I caught him biting his lip against a smile as he reached out to smooth the chemise into place before pushing my nightgown past my hips where it puddled on the floor around my feet. I closed my eyes trying to ignore the feel of his hands on the bare skin of my hips and the outer part of my thighs.
He held out my bloomers, his hands brushing against me again. I knew he was doing it on purpose, but I chose not to say anything, as it would only encourage him. Our eyes met as he tied the waist and settled his hands at my waist. It was like a dance as he moved me back and guided me to sit again on the bed.
"I can do it," I told him irritably as he picked up one of my stockings. He only raised an eyebrow and held it out; my ribs spasmed again as I made a grab for it and I realized I wasn't going to be able to comfortably bend to put my stockings on. "Maybe Glimmer should help."

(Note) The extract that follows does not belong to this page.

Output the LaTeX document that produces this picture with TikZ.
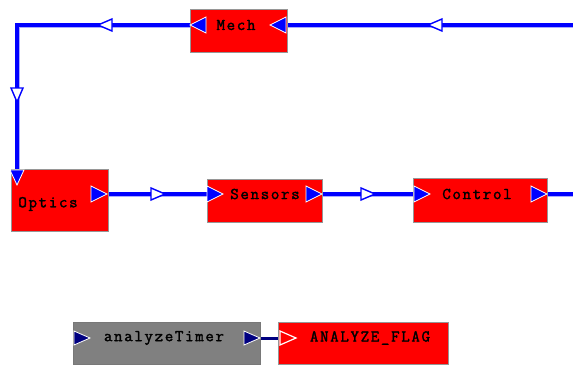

"Are you afraid, Briar?" He challenged, rolling the stocking in his hand until he reached the foot. He held it out and I put my foot in it, closing my eyes against the feel of his hands pulling the stocking up my leg. I hadn't expected the experience of being dressed to be quite as intimate as being undressed. My head was bent near enough to his I heard the catch in his breath as he pulled on my other stocking, lingering for a moment before he tied off my bloomers to hold it in place.
Once he was done he took a cigarette from behind his ear and lit it, holding it between his teeth as he picked up my corset. He took a long drag from it, his gaze flicking to mine, burning into me as he picked up my sturdy leather boots and set them in front of me. I slid my feet in but let him tie them.
"Your boots should help support your ankle," he told me, holding out his hand to help me stand. I took it and found he was right; though it still hurt it didn't hurt so badly I couldn't stand.
I watched him as he picked up my corset, swiftly hooking the front and unlacing the back. He set his cigarette down and moved to stand in front of me.
"Lean against me," he ordered, holding the corset between us. I did as he asked, my cheekbone level with his jaw as he slid his arms under mine and looked over my shoulder to lace my corset. His warmth bled into me and I found that he smelled of sunshine, clean sweat, and slightly of his cigarette. I rested my head on his chest, curling my head a little to tuck it under his jaw.
I closed my eyes as his hands worked the laces, tightening them until it was supportive, but not constricting.
"Does it hurt?" he asked, pulling back to look at me. I shook my head; it had ached a bit at first, but the pain had settled. He steadied me with one hand and with the other he cupped my injured cheek, his fingers gently fanning across the bruises.
I wasn't certain what to do. My surrender earlier, his response following, the gentle intimacy of his dressing me, overwhelmed me. I could feel the color in my cheeks and I looked down at his chest knowing I should move away, but I was unable to. I wanted his closeness, the comfort of him, and I was afraid of how soon he would take it back.
His lips pressed against mine, his mouth soft and warm, his kiss gentle and sweet, his arms wrapped around me, holding me. My hand slid behind his neck, combing into his hair.
"You'll be okay?" He said, pulling back and looking down at me. I could see the worry in his eyes. I smiled at him shyly and nodded. After all that had passed between us one would've thought shyness would be the last emotion I felt, but I still didn't know entirely how to handle this man. I could handle match his anger, I could match his passion, I could defy him, but when he was sweet and gentle I couldn't get a handle on what I was supposed to do, or where I stood.